Running a marathon is considered an ultimate test of the human body’s stamina, but exactly what happens to a runner during the standard 26.2-mile course? How does a marathon runner prepare his/her body? These are some of the questions that were presented to the 7th graders at Ashford School as part of their study of the human circulatory system.
In order to find answers, the 7th graders decided to study one particular marathoner, David LaPorte. Mr. LaPorte, a special education teacher at Ashford School, is also an avid runner and a second year participant of the famed New York Marathon. Using part of an EETT technology grant, students built microprocessor-controlled sensors that measured and recorded skin temperature every five minutes. Mr. LaPorte agreed to wear the sensors this past November 2nd when it took readings during his three hour and fifty-one minute jaunt through the five boroughs of New York City.

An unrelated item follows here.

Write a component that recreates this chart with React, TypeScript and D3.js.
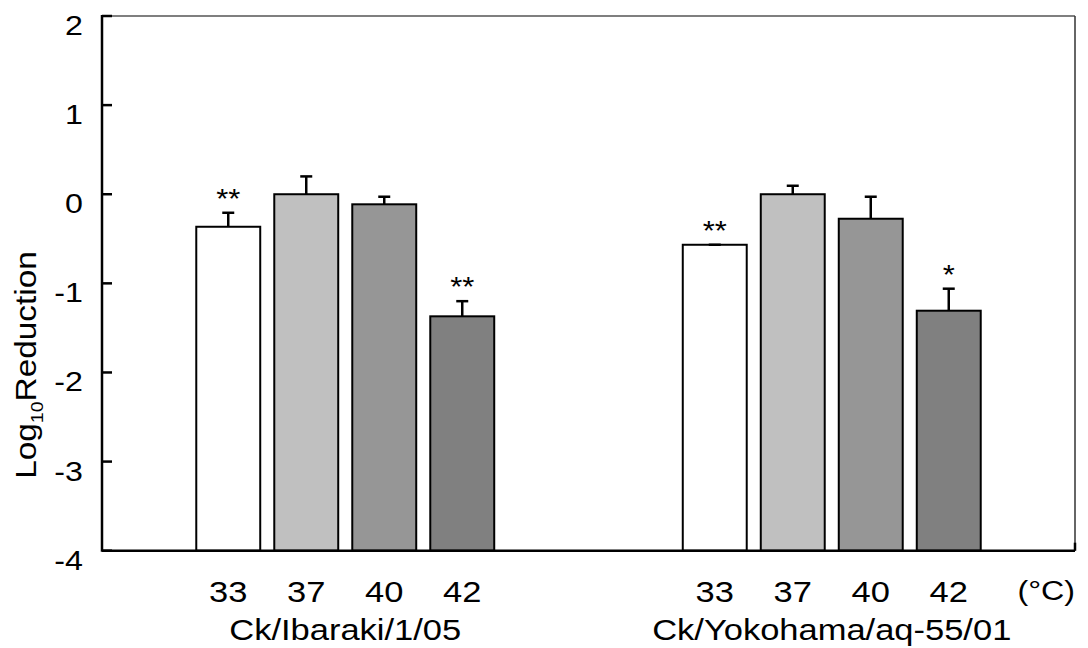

When he returned, students retrieved the raw data and began the process of converting it for analysis. This required the use of many algebraic concepts that would challenge even the advanced student, but the idea was to generate motivation by offering data about a real event and a real person. It was a teacher’s delight to watch students like MariElle P. blurt out, “Ah hah, now I see how that works!” while diligently working on a rather lengthy equation designed to convert computer units into Celsius.
After the conversions were completed and a large format graph of the entire race was synthesized, a team meeting with Mr. LaPorte was held. He was able to answer questions about his experience and offer some hypotheses that might explain the dips and peaks in our graph. For more information and access to student responses, visit the class website at: ashfordg7science.wikispaces.com.
This is one of the many interesting science and technology experiences being funded by this grant during the 2008-09 school year.